Monday, November 16, 2009

Caucasia and me

The first time I came across a work of literature about a biracial character was Alex Haley's Queen. I found a tattered copy in my mother's small bookcase and I engulfed it with desperate fervor. While not as revered as Roots, due to the Haley's death before its completion and its subsequent completion by a less academic author, it had an impact on me like no other book, as I finally saw myself reflected in the protagonist. One downside to this novel was that it takes place during slavery -- an era in which I of course have no personal experience. It thus put my story into antiquity and outside of the goings on of 21 century life.

The second major work of literature to touch me on a racial level was Lise Funderburg's ethnography, Black, White, Other. I came across the title in a copy of Teaching Tolerance magazine, made my first Amazon.com purchase in 1995, and ate up the essays written by biracial men and women that the editor had interviewed. These were Americans just like me -- some young, some old, some in college, some in the working world, and all connected by the double ethnicity they shared.

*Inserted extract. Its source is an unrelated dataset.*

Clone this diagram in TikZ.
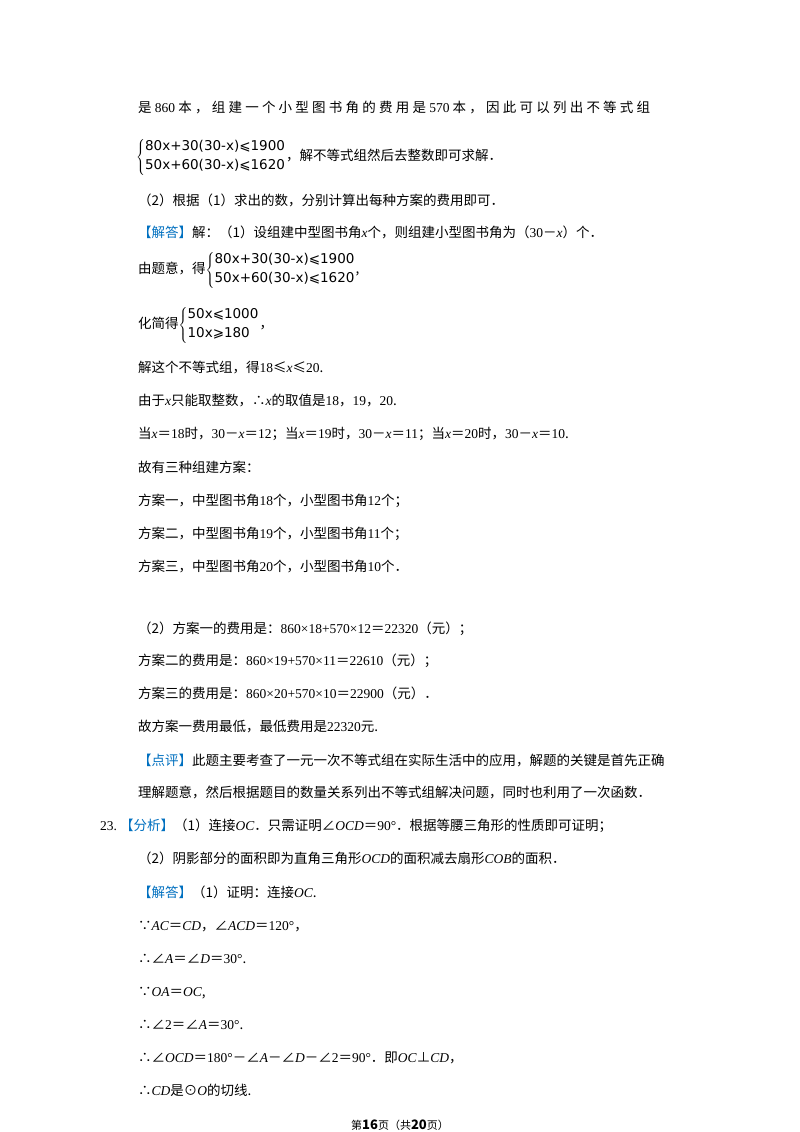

After that came a short string of men's biracial memoirs (three over a period of over about ten years), followed by a similarly short string of biracial fiction that just happened to make its way into my grad school studies. The fiction I came across almost by happenstance, and mostly included antebellum novels written by white authors, thrown into syllabi dealing with Victorianism and Romanticism. I saw myself, but I saw myself through their lens, not through my own. I was a trope, I stood for something, but I was not a human being with a character arc or the ability to simply exist on the page. And, while this isn't true of all antebellum literature of the time, I was always male.

Then came Danzy Senna's Caucasia. Just having finished it about ten minutes ago, I have a similar feeling to the one I felt after completing my novel. A sense of finally seeing myself written down, my story finally told. Only, in this instance, I had the luxury of reading about myself through someone who shared my own experiences but was not in fact me. What does this mean to the biracial academic? It means that her personhood, her existence, is no longer silent in mainstream literature. Finally she is not just an antebellum figure to stand in for the injustices of slavery, and no longer is she a figure that is just as racialized as the institution the abolitionists sought to destroy. She is not just the protagonist of a memoir who has no place in fiction. Finally she is a heroine in a novel that tells her story -- one where the Pakistani mistakes her for a fellow countryman, one where her father hides behind his theories on race and wishes his daughter were blacker, one where she must constantly change her form in order to survive, where her skin at once makes her stand out from those around her and blend into any definition of the Other.

This can be seen as a tale of the tragic mulatto, yes. But it is also a tale of resilience, wisdom, and insight. It is not a tragedy, and it is not a blind celebration. Rather it is a fashioning of the mulatta protagonist into the role of all protagonists -- one who sees her world and herself and struggles to come to terms with both. It is a tale of self-discovery, growth, and character development -- present in most fiction, but absent in most biracial fiction of the past. In the literary sense, it is finally granted the agency to be a tale of everyone, everywhere, for we all struggle to find our place in the world, and we all have obstacles we must overcome.

The next step will be to have a work of fiction where the biracial protagonist is able to have a plot that is not about being biracial. This will only happen when the society in which she lives ceases to define its citizens in black and white terms. Until that day, Birdie and Cole Lee of Caucasia, and Shannon Luders-Manuel of Haight-Ashbury, will work to break the black/white binary and will assert themselves outside the box, embracing their differences yet longing to not be defined by them. In time, Birdie, Cole and Shannon will simply exist, and that will be a beautiful thing.